In the week since President Donald Trump took the oath of office, scientists have taken to social media en masse, decrying the new administration’s plan to dismantle climate regulations, reports that the administration has censored government scientists’ speech and the coining of the term “alternative facts.”
But Michael Eisen, a geneticist at the University of California, Berkeley, thinks that the situation requires more drastic action. So on 25 January, he announced on Twitter that he will run for US Senate in 2018.
Eisen, who is best known as an advocate for free access to scientific publications and as co-founder of the Public Library of Science (PLoS) journals, may have a viable path to elected office. Dianne Feinstein, the 83-year-old senator from his state, California, has indicated that she might not run for re-election in 2018.

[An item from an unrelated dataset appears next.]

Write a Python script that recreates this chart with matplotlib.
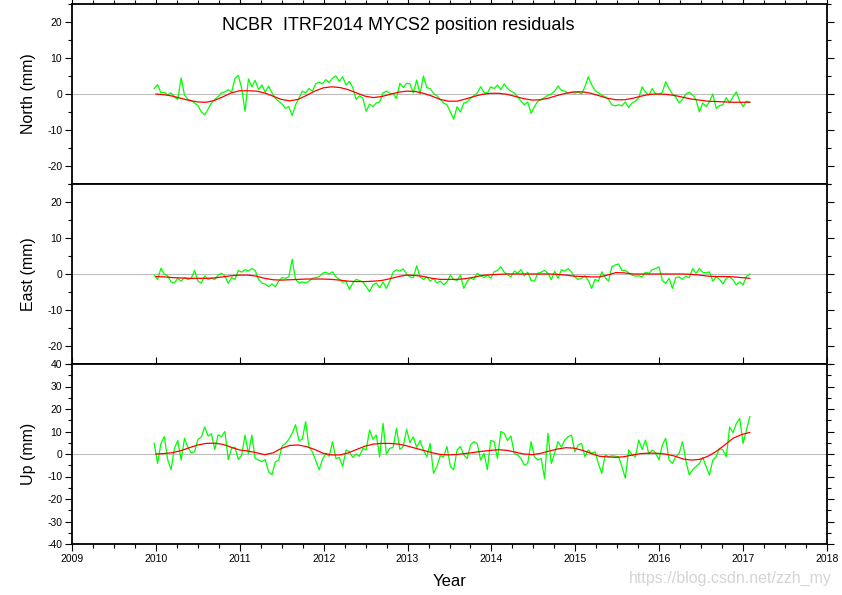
import numpy as np
import matplotlib.pyplot as plt
from matplotlib.ticker import MultipleLocator

plt.rcParams['font.family'] = ['Liberation Sans', 'DejaVu Sans']
plt.rcParams['axes.unicode_minus'] = False

# weekly-ish residuals (mm), one row per year, 2009.98 .. 2017.08
north = [
    1.5, 2.6, 0.3, 0.5, -0.2, 0.3, -0.8, -1.5, 4.5, -0.3, -1.5, -1.8, -2.5, -3.2, -5.0, -5.8, -4.2, -2.5, -1.5, -0.7, 0.3, 0.6, 1.2, 0.5, 4.3,
    5.2, 1.5, -4.8, 4.2, 2.0, 3.8, 1.2, 2.5, 0.5, 2.2, 0.3, -1.2, -2.0, -2.8, -4.0, -3.5, -6.0, -3.0, -1.2, 0.8, 0.3, 1.5, 0.8, 2.8, 3.3,
    2.8, 4.0, 3.2, 4.4, 5.0, 3.5, 4.8, 2.5, 3.5, 1.8, -1.5, -0.5, -1.2, -4.8, -2.8, -3.5, -2.5, -2.2, 0.3, 0.8, 0.2, 0.0, -1.2, 3.0, 1.8,
    3.0, 2.8, 0.3, 3.9, 0.0, 5.0, 1.8, 1.5, 0.2, -0.5, -1.5, -2.5, -3.0, -5.0, -7.0, -3.5, -5.0, -2.5, -2.2, -1.2, -0.5, 0.3, 2.0, 0.5, 0.2,
    2.0, 1.5, 2.5, 1.2, 2.8, 1.5, 0.8, 0.3, -0.8, -2.0, -3.0, -2.2, -5.4, -3.5, -2.0, -1.5, -1.0, -0.3, 0.0, 0.8, 2.2, 1.0, 0.8, 0.3, 0.5,
    0.2, 0.6, 0.0, 2.0, 4.8, 2.5, 1.0, 0.3, -0.3, -0.8, -1.5, -3.0, -3.3, -3.0, -3.3, -2.2, -3.8, -2.5, -2.0, -1.0, 2.0, 0.5, -0.3, 1.5, 0.0,
    -0.2, 0.5, 3.4, 1.5, 0.0, -0.8, -2.5, -1.5, 0.0, 0.5, -0.3, -1.5, -5.0, -2.5, -3.5, -2.2, 0.0, -4.0, -3.2, -3.0, -1.0, -2.5, -0.8, 0.6, -2.0,
    -3.5, -2.0, -2.3,
]
east = [
    -0.3, -1.5, 1.6, 0.0, -0.5, -2.2, -2.5, -1.2, -2.0, -1.0, -1.5, -1.2, 1.0, -2.0, -2.5, -0.5, -1.5, -1.2, -1.5, -0.3, 0.2, -0.5, -2.6, -1.0, -1.5,
    1.0, 0.5, 1.2, 0.8, 1.5, 1.0, -1.5, -2.5, -2.8, -3.5, -2.8, -3.5, -2.0, -1.0, -1.2, -0.8, 4.1, -1.5, -2.5, -2.2, -2.5, -2.0, -1.2, -1.0, -0.8,
    0.2, 0.5, 0.0, 0.6, -0.8, -1.5, -2.3, -2.0, -4.3, -2.5, -1.5, -1.8, -2.2, -3.5, -4.9, -3.0, -2.5, -3.8, -2.2, -4.0, -2.0, 0.5, 1.2, 0.8, 1.4,
    0.0, -0.8, -1.0, 2.3, -0.8, -1.5, -0.8, -2.0, -1.2, -2.5, -2.0, -3.0, -2.2, -0.3, -1.5, -1.8, -0.3, -4.0, -2.0, -1.2, -1.5, 0.2, -0.5, -1.0, -0.3,
    -1.2, 0.6, 1.0, 2.0, 0.5, -0.2, -0.8, 0.8, 0.3, 1.2, -0.5, 0.5, -1.8, -2.0, 0.2, 0.5, 1.0, 0.2, -1.6, 0.8, -1.2, 1.2, 0.8, 1.5, 0.5,
    -0.8, -1.5, -1.2, -0.5, -1.8, -4.0, -1.5, -2.0, 0.6, -1.0, -2.0, 2.0, 2.5, 2.8, 1.0, 1.0, 0.3, -0.3, -0.6, -0.5, -0.8, 0.5, 0.2, 1.2, 1.5,
    2.0, -1.8, -2.6, -1.2, -4.0, -1.0, -0.8, -1.5, -0.6, -1.0, 1.5, 0.2, 1.5, 0.5, 0.3, 0.6, -2.0, -0.8, -1.5, -2.8, -1.2, -0.8, -1.6, -3.0, -2.2,
    -3.0, -0.7, 0.0,
]
up = [
    4.7, -4.2, 4.7, 7.7, -2.5, -7.0, 2.5, 6.0, -2.7, 7.0, 3.0, 0.5, 1.0, 6.5, 7.5, 12.0, 8.0, 9.0, 2.0, 8.5, 7.7, 10.0, -2.5, 2.5, 3.0,
    -2.5, -0.5, 8.4, 0.0, 8.4, -2.0, -2.7, -3.4, -2.5, -8.0, -9.2, -3.5, -2.7, 3.5, 4.7, 6.5, 9.2, 13.0, 6.0, 6.5, 14.4, 3.0, 1.0, -3.0, -7.0,
    -2.5, 0.3, -1.0, 5.5, -2.0, -1.5, -5.6, 1.8, 1.0, -1.5, 0.0, -1.0, 2.5, 1.8, 10.7, 6.5, 8.4, -1.2, 13.6, 0.0, 2.5, 3.0, 11.4, 2.0, 3.3,
    11.0, 5.0, 7.7, 3.0, 6.0, 1.8, -1.2, 4.7, -8.6, -5.6, -0.8, -1.2, 3.3, -5.6, -7.0, 1.8, 3.3, -0.4, -2.0, 4.0, 5.5, 4.5, -2.7, 0.3, -7.0,
    6.0, 5.5, -2.0, 10.0, 9.2, 6.0, 8.0, 0.3, -0.4, -2.0, -5.0, -4.2, 5.5, -1.2, -2.7, -2.0, -10.8, 9.2, -4.2, 0.3, 5.5, 3.0, 6.2, 7.7, 8.4,
    1.0, 4.0, 4.7, -1.2, 1.8, 0.3, 1.0, -4.2, -8.6, -0.4, -1.2, -0.8, -1.0, -1.2, -5.6, -10.8, 1.8, -0.4, -1.2, 6.2, 2.0, 6.2, 0.0, 1.8, 0.5,
    -2.7, 4.0, 7.0, -2.7, -4.2, -1.2, 0.3, 5.5, -3.0, -9.3, -7.0, -5.5, -4.2, -1.5, -5.6, -9.3, -2.7, -1.2, 2.5, 1.8, -1.2, 12.0, 9.5, 13.6, 15.8,
    4.7, 10.7, 16.6,
]

# smoothed model (mm), every ~0.1 yr
north_fit = [
    0.0, -0.2, -0.6, -1.2, -1.8, -2.2, -2.3, -1.8, -0.8, 0.3,
    0.9, 0.9, 0.8, 0.3, -0.6, -1.5, -1.9, -1.5, -0.4, 0.8,
    1.7, 2.0, 1.8, 1.2, 0.3, -0.6, -1.0, -0.7, -0.1, 0.5,
    0.8, 0.7, 0.2, -0.6, -1.5, -2.0, -2.0, -1.4, -0.7, -0.1,
    0.2, 0.2, -0.1, -0.7, -1.3, -1.7, -1.6, -1.1, -0.4, 0.2,
    0.6, 0.6, 0.2, -0.5, -1.2, -1.6, -1.6, -1.2, -0.6, -0.1,
    0.0, -0.1, -0.4, -0.9, -1.4, -1.7, -2.0, -2.1, -2.2, -2.3,
    -2.3, -2.3,
]
east_fit = [
    -0.7, -0.8, -1.0, -1.1, -1.2, -1.2, -1.2, -1.1, -0.8, -0.5,
    -0.3, -0.3, -0.6, -1.2, -1.6, -1.7, -1.6, -1.5, -1.4, -1.4,
    -1.4, -1.5, -1.7, -2.0, -2.1, -2.1, -2.0, -1.8, -1.3, -0.7,
    -0.3, -0.4, -0.7, -1.2, -1.5, -1.5, -1.5, -1.3, -0.9, -0.4,
    -0.2, -0.1, 0.0, 0.0, 0.0, 0.0, 0.0, 0.0, -0.1, -0.3,
    -0.6, -0.7, -0.8, -0.8, -0.3, 0.4, 0.3, 0.0, 0.0, 0.0,
    0.0, 0.0, 0.0, 0.0, -0.1, -0.3, -0.6, -0.7, -0.7, -0.8,
    -1.0, -1.2,
]
up_fit = [
    0.0, 0.2, 0.6, 1.5, 2.8, 4.0, 4.7, 4.8, 4.3, 3.0,
    1.8, 1.3, 0.6, -0.3, 0.5, 2.5, 3.8, 4.0, 3.3, 2.0,
    0.3, -0.4, -0.4, 0.5, 2.0, 3.5, 4.4, 4.7, 4.7, 4.4,
    3.6, 2.6, 1.6, 0.6, -0.2, -0.4, -0.2, 0.2, 0.7, 1.2,
    1.6, 1.9, 1.6, 0.8, 0.0, -0.3, 0.3, 1.3, 2.2, 2.8,
    2.6, 1.6, 0.3, -1.0, -1.3, -1.5, -1.2, -0.4, 0.2, 0.4,
    0.3, -0.1, -0.9, -2.2, -2.7, -2.4, -1.0, 1.2, 4.0, 7.0,
    8.6, 9.6,
]

t = np.linspace(2009.98, 2017.08, len(north))
t_fit = np.linspace(2010.0, 2017.08, len(north_fit))

panels = [
    ('North (mm)', north, north_fit, 25, 10),
    ('East (mm)', east, east_fit, 25, 10),
    ('Up (mm)', up, up_fit, 40, 10),
]

fig = plt.figure(figsize=(8.42, 5.95), dpi=100)
left, width, h = 72 / 842, 755 / 842, 180 / 595
bottoms = [1 - 184 / 595, 1 - 364 / 595, 1 - 544 / 595]
ylab_y = [94, 274, 454]

for i, (lab, g, r, lim, step) in enumerate(panels):
    ax = fig.add_axes([left, bottoms[i], width, h])
    ax.axhline(0, color='#bdbdbd', lw=0.8, zorder=1)
    ax.plot(t, g, color='#00ff00', lw=0.9, zorder=2)
    ax.plot(t_fit, r, color='#ff0000', lw=0.9, zorder=3)
    ax.set_xlim(2009, 2018)
    ax.set_ylim(-lim, lim)
    ax.xaxis.set_major_locator(MultipleLocator(1))
    ax.xaxis.set_minor_locator(MultipleLocator(0.25))
    ax.yaxis.set_major_locator(MultipleLocator(step))
    ax.yaxis.set_minor_locator(MultipleLocator(step / 2))
    for s in ax.spines.values():
        s.set_linewidth(1.3)
    ax.tick_params(which='both', direction='out', labelsize=7.5, width=0.8,
                   left=True, right=True, top=(i != 1), bottom=(i == 2),
                   labelbottom=(i == 2), pad=2)
    ax.tick_params(which='major', length=5)
    ax.tick_params(which='minor', length=3)
    if i == 2:
        ax.tick_params(axis='x', which='minor', top=False)
    fig.text(28 / 842, 1 - ylab_y[i] / 595, lab, rotation=90, fontsize=11.5,
             ha='center', va='center')

fig.text(222 / 842, 1 - 26 / 595, 'NCBR  ITRF2014 MYCS2 position residuals',
         fontsize=13, ha='left', va='center')
fig.text(450 / 842, 1 - 581 / 595, 'Year', fontsize=12, ha='center', va='center')
fig.text(832 / 842, 1 - 578 / 595, 'https://blog.csdn.net/zzh_my', fontsize=11.5,
         color='#d4d4d4', ha='right', va='center')

fig.savefig('out.png', dpi=100)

Nature caught up with Eisen to ask him about his plans. This interview has been edited for length and clarity.
What made you decide to run?
This election, and in particular, everybody’s worst fears about the new administration’s attitudes. Not toward science in the narrow sense — I don’t think people are worried about whether the NIH [National Institutes of Health] budget will go up or down by 2% — but the basic rejection of the fundamental principles upon which science is based.
I’ve long thought that there’s been a dearth of scientific engagement with politics in general. Spouting on Twitter just feels inadequate. People are saying, “Where are all the senior scientists to stand up and defend science?”. I just sort of felt like, they’re right.
I’d never really thought about [running for office] in any serious way. I love my job. Doing something takes my focus away from my job — I’ve never wanted to do that before. But I feel like this moment calls for people to take some risks and do something.
Why the Senate?
That’s the place where the issues are in focus. I keep wanting to see a scientist in these hearings on all these presidential appointees, who can ask them questions that a scientist would ask. There are a few scientists in the House, but there aren’t any in the Senate. It just seemed like a possible opportunity there if Feinstein doesn’t run.
Without any experience as an elected official, do you think you’d have a chance of winning?
If you’ve learned anything from this election, it’s that we're in a time where political outsiders are actually having some success.
California has an open primary, where the top two vote-getters go to the general [election]. Especially if Feinstein chooses not to run for re-election, who knows how many people will vie for the top two slots? There's an opportunity for a candidate that comes at things in a different way, and in a way that I think the people in California especially could appreciate.
What’s your platform?
This is not about fighting for science funding: scientists feel like not just our voice, but our perspective is not well represented in politics. And because politicians have ignored or have been outright attacking science, so much of what we believe in is under threat. We’re paying the price for having been politically disengaged for such a long time.
I think we've not tackled climate change in the right way. We need to recognize that climate change is not just some real phenomenon, it’s a major crisis. My goal is not to go around shouting that you have to believe scientists, because that doesn’t work. It’s not trying to go to Paris and passing some sort of aspirational goals to cut back on emissions. We need to be looking at every aspect of our lives: how we produce food, how we produce fuel, how we travel around the planet, and asking fundamentally what things we can do right now to have a major impact.
Obviously the Senate is a complicated thing, with a lot of issues, and as we move forward, I will be speaking my mind. What I’m interested in is studying these things like a scientist and figuring out what’s the right way to proceed.
What’s the next step for you?
I have reached out to people with experience in politics to start figuring out what has to happen next. I’m surprised by how many people seem really into the idea. I think the fact that there’s been so much support already on Twitter says something not about me, but about the desire amongst the broad science community to step up and get involved.
I'm on sabbatical this year. I’m going to take advantage of the fact that this semester I’m not teaching and am free to figure out if there’s a path forward, and to use the fact that people are interested in this as a way to talk about the important political issues we are facing. This is not something we can afford to wait for.